Def.’s Br. at 2-7, EFC No. 21. Having examined the record, the Court concludes that the parties have accurately stated its contents. Although the parties focus on different aspects of the record at times, there are no inconsistencies in the parties’ recounting of the medical evidence, except in one circumstance. In Dr. Feder’s medical reports from April 17, 2018, and February 27, 2018, Dr. Feder stated that Dillon “can return to work with limitations on working 4 days per week, 1 day remotely from home.” E.g., R. at 519, 597. Relying on Dr. Feder’s statement, Dillon’s counsel states that Dillon “was found to only be able to work four days a week.” Pl.’s Br. at 16. Defendant’s counsel, conversely, states that Dr. Feder opined that Dillon can work four days a week in person and one day a week remotely. Def.’s Br. at 5. Because Dr. Feder’s medical reports do not support Plaintiff counsel’s characterization, the Court adopts Defense counsel’s interpretation that Dillon was found able to work four days a week in person and one day a week remotely. The Court otherwise adopts the parties’ summaries as complete for the purposes of the issues raised in this action.

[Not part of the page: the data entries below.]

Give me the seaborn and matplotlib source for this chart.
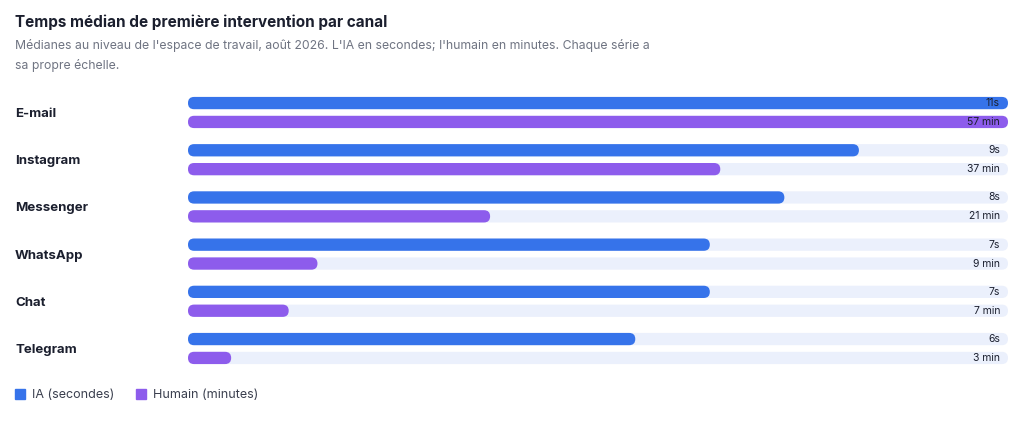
#! /usr/bin/env python3
import numpy as np
import matplotlib
matplotlib.use('Agg')
import matplotlib.pyplot as plt
from matplotlib.patches import FancyBboxPatch
from matplotlib.lines import Line2D
import matplotlib.transforms as mtransforms
import seaborn as sns

# data
channels = ['E-mail', 'Instagram', 'Messenger', 'WhatsApp', 'Chat', 'Telegram']
ia_seconds = [11, 9, 8, 7, 7, 6]
human_minutes = [57, 37, 21, 9, 7, 3]
ia_labels = [f'{v}s' for v in ia_seconds]
human_labels = [f'{v} min' for v in human_minutes]

BLUE = '#3673EA'
PURPLE = '#8D5CEC'
TRACK = '#EBF0FC'
DARK = '#1B1F2E'
GREY = '#6F7482'

sns.set_style('white')
plt.rcParams['font.family'] = ['Inter', 'DejaVu Sans']

W, H = 1024, 425
fig = plt.figure(figsize=(W / 100, H / 100), dpi=100)
fig.patch.set_facecolor('white')

# axes geometry (pixels)
left_px, right_px = 188, 1008
top_px, bot_px = 88.9, 372.1
rect = [left_px / W, 1 - bot_px / H, (right_px - left_px) / W, (bot_px - top_px) / H]
ax_ia = fig.add_axes(rect)
ax_hu = fig.add_axes(rect)
ax_hu.patch.set_alpha(0)

pos = np.arange(len(channels))
off = 0.2
bar_h = 0.26

# IA series on its own scale
sns.barplot(x=[max(ia_seconds)] * len(pos), y=pos - off, orient='h', native_scale=True,
            width=bar_h, color=TRACK, saturation=1, errorbar=None, ax=ax_ia)
sns.barplot(x=ia_seconds, y=pos - off, orient='h', native_scale=True,
            width=bar_h, color=BLUE, saturation=1, errorbar=None, ax=ax_ia)
# human series on its own scale
sns.barplot(x=[max(human_minutes)] * len(pos), y=pos + off, orient='h', native_scale=True,
            width=bar_h, color=TRACK, saturation=1, errorbar=None, ax=ax_hu)
sns.barplot(x=human_minutes, y=pos + off, orient='h', native_scale=True,
            width=bar_h, color=PURPLE, saturation=1, errorbar=None, ax=ax_hu)

ax_ia.set_xlim(0, max(ia_seconds))
ax_hu.set_xlim(0, max(human_minutes))
for ax in (ax_ia, ax_hu):
    ax.set_ylim(len(channels) - 0.5, -0.5)
    ax.axis('off')

# round the bar ends
ypx = (bot_px - top_px) / len(channels)
for ax, vmax in ((ax_ia, max(ia_seconds)), (ax_hu, max(human_minutes))):
    xpx = (right_px - left_px) / vmax
    for p in list(ax.patches):
        x0, y0 = p.get_x(), p.get_y()
        w, h = p.get_width(), p.get_height()
        r_y = abs(h) / 2
        r_x = r_y * ypx / xpx
        fb = FancyBboxPatch((x0, min(y0, y0 + h)), w, abs(h),
                            boxstyle=f'round,pad=0,rounding_size={r_x}',
                            mutation_aspect=r_y / r_x,
                            facecolor=p.get_facecolor(), edgecolor='none',
                            zorder=p.get_zorder())
        p.remove()
        ax.add_patch(fb)

# value labels at the right end, channel names on the left (top axes)
lab_tr = mtransforms.blended_transform_factory(fig.transFigure, ax_hu.transData)
for i in range(len(channels)):
    ax_hu.text(1000 / W, pos[i] - off, ia_labels[i], transform=lab_tr, ha='right',
               va='center', fontsize=7.5, color=DARK, zorder=10)
    ax_hu.text(1000 / W, pos[i] + off, human_labels[i], transform=lab_tr, ha='right',
               va='center', fontsize=7.5, color=DARK, zorder=10)
    ax_hu.text(15 / W, pos[i] + 0.03, channels[i], transform=lab_tr, ha='left',
               va='center', fontsize=9.5, fontweight='bold', color=DARK, zorder=10)

# title and subtitle
fig.text(15 / W, 1 - 22 / H, 'Temps médian de première intervention par canal',
         fontsize=11, fontweight='bold', color=DARK, va='center')
fig.text(15 / W, 1 - 45 / H,
         "Médianes au niveau de l'espace de travail, août 2026. L'IA en secondes; "
         "l'humain en minutes. Chaque série a",
         fontsize=8.8, color=GREY, va='center')
fig.text(15 / W, 1 - 65 / H, 'sa propre échelle.', fontsize=8.8, color=GREY, va='center')

# legend
handles = [Line2D([], [], marker='s', linestyle='none', markersize=6.5, color=BLUE),
           Line2D([], [], marker='s', linestyle='none', markersize=6.5, color=PURPLE)]
fig.legend(handles, ['IA (secondes)', 'Humain (minutes)'], loc='center left',
           bbox_to_anchor=(4 / W, 1 - 395 / H), ncol=2, frameon=False,
           handlelength=0.8, handletextpad=0.5, columnspacing=1.8,
           fontsize=9, labelcolor='#3A3F4E')

fig.savefig('out.png', dpi=100)
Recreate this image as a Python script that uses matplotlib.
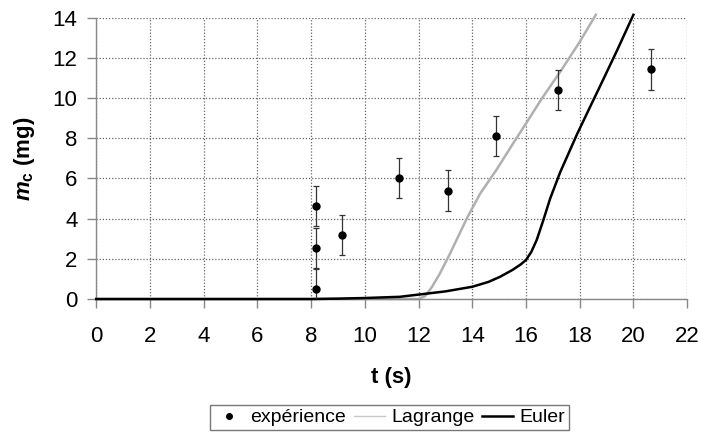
import matplotlib
matplotlib.use("Agg")
import matplotlib.pyplot as plt
from matplotlib.lines import Line2D

plt.rcParams["font.family"] = ["Liberation Sans", "DejaVu Sans"]
plt.rcParams["mathtext.fontset"] = "custom"
plt.rcParams["mathtext.rm"] = "Liberation Sans:bold"
plt.rcParams["mathtext.it"] = "Liberation Sans:italic:bold"
plt.rcParams["mathtext.bf"] = "Liberation Sans:bold"

# experimental data
exp_t = [8.19, 8.19, 8.19, 9.15, 11.29, 13.08, 14.89, 17.21, 20.65]
exp_m = [4.63, 2.54, 0.50, 3.19, 6.01, 5.40, 8.12, 10.41, 11.43]
exp_err = [1.0, 1.0, 1.0, 1.0, 1.0, 1.0, 1.0, 1.0, 1.0]

# Lagrange model
lag_t = [0, 12.0, 12.25, 12.5, 12.8, 13.18, 13.8, 14.3, 14.9, 15.5, 16.03, 16.6, 17.27, 18.0, 18.6]
lag_m = [0, 0.0, 0.15, 0.6, 1.28, 2.28, 4.02, 5.26, 6.43, 7.7, 8.8, 10.0, 11.3, 12.8, 14.15]

# Euler model
eul_t = [0, 8.0, 9.0, 10.0, 11.3, 12.06, 13.0, 14.0, 14.6, 15.04, 15.5, 15.8, 16.0, 16.2,
         16.4, 16.65, 16.9, 17.27, 17.9, 18.4, 18.76, 19.4, 20.0]
eul_m = [0, 0.0, 0.02, 0.05, 0.11, 0.23, 0.38, 0.61, 0.85, 1.11, 1.45, 1.72, 1.94, 2.35,
         2.94, 3.94, 5.0, 6.3, 8.2, 9.6, 10.6, 12.4, 14.15]

x_ticks = list(range(0, 23, 2))
y_ticks = list(range(0, 15, 2))

fig = plt.figure(figsize=(7.18, 4.34), dpi=100)
ax = fig.add_axes([0.134, 0.311, 0.823, 0.648])

ax.plot(eul_t, eul_m, color="black", lw=1.8, zorder=3, clip_on=False)
ax.plot(lag_t, lag_m, color="#b0b0b0", lw=1.8, zorder=2, clip_on=False)
ax.errorbar(exp_t, exp_m, yerr=exp_err, fmt="o", color="black", ms=5,
            ecolor="#333333", elinewidth=0.9, capsize=2.5, capthick=0.9, zorder=4)

ax.set_xlim(0, 22)
ax.set_ylim(0, 14)
ax.set_xticks(x_ticks)
ax.set_yticks(y_ticks)
ax.grid(True, color="#666666", linestyle=(0, (1, 1.5)), linewidth=0.9)
ax.set_axisbelow(True)
for s in ["top", "right"]:
    ax.spines[s].set_visible(False)
for s in ["left", "bottom"]:
    ax.spines[s].set_color("#888888")
    ax.spines[s].set_linewidth(1.0)
ax.tick_params(axis="both", colors="#888888", length=6.5, width=1.0, labelsize=16,
               labelcolor="black")
ax.tick_params(axis="x", pad=13)
ax.tick_params(axis="y", pad=7)

ax.set_xlabel("t (s)", fontsize=16, fontweight="bold", labelpad=14)
ax.set_ylabel(r"$\mathit{m}_{\mathrm{c}}$ (mg)", fontsize=16, fontweight="bold", labelpad=11)

handles = [
    Line2D([], [], marker="o", color="black", ls="none", ms=4),
    Line2D([], [], color="#c8c8c8", lw=1.0),
    Line2D([], [], color="black", lw=1.8),
]
leg = fig.legend(handles, ["expérience", "Lagrange", "Euler"], loc="center",
                 bbox_to_anchor=(0.542, 0.038), ncol=3, fontsize=14, frameon=True,
                 fancybox=False, edgecolor="#555555", handlelength=1.6,
                 handletextpad=0.3, columnspacing=0.4, borderpad=0.2)
leg.get_frame().set_linewidth(1.0)

fig.savefig("out.png", dpi=100)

See Collado v. Kijakazi, No. 20-CV-11112 (JLC), 2022 WL 1960612, at *2 (S.D.N.Y. June 6, 2022) (adopting parties’ summaries of medical evidence where parties did not dispute recitation of relevant facts); Scully v. Berryhill, 282 F. Supp. 3d 628, 631 (S.D.N.Y. 2017) (adopting parties’ summaries where they were “substantially consistent with each other” and neither party objected to the opposing party’s summary). The medical evidence in the record is discussed below to the extent necessary to address the issues raised in the pending cross- motions. DISCUSSION A. Legal Standards 1. Judgment on the Pleadings

A Rule 12(c) motion for judgment on the pleadings is evaluated under the same standard as a Rule 12(b)(6) motion to dismiss. Bank of N.Y. v. First Millennium, Inc., 607 F.3d 905, 922 (2d Cir. 2010). Thus, “[t]o survive a Rule 12(c) motion, the complaint must contain sufficient factual matter, accepted as true, to state a claim to relief that is plausible on its face.” Id. (internal quotation marks and citation omitted).3

3 Plaintiff refers to her motion as one seeking summary judgment pursuant to Fed. R. Civ. P. 56(a). Pl.’s Br. at 1. “[G]iven the nature of the proceedings—an action to review a final decision of the Commissioner—it makes no difference” whether Plaintiff’s motion is considered “to be a motion for judgment on the pleadings or a motion for summary judgment.” Williams v. Kijakazi, 21-CV-5252 (CS)(JCM), 2022 WL 18587778, at *1 n. 2 (S.D.N.Y. Dec. 21, 2022) (quoting Monroe v. Berryhill, 17-CV-3373 (ER) (HBP), 2018 WL 3912255, at *1 n.2 (S.D.N.Y. July 24, 2018)). 2. Judicial Review of the Commissioner’s Decision An individual may obtain judicial review of a final decision of the Commissioner “in the district court of the United States for the judicial district in which the plaintiff resides.” 42 U.S.C. § 405(g). A court reviewing a final decision by the Commissioner “is limited to determining

whether the [Commissioner’s] conclusions were supported by substantial evidence in the record and were based on a correct legal standard.” Selian v. Astrue, 708 F.3d 409, 417 (2d Cir.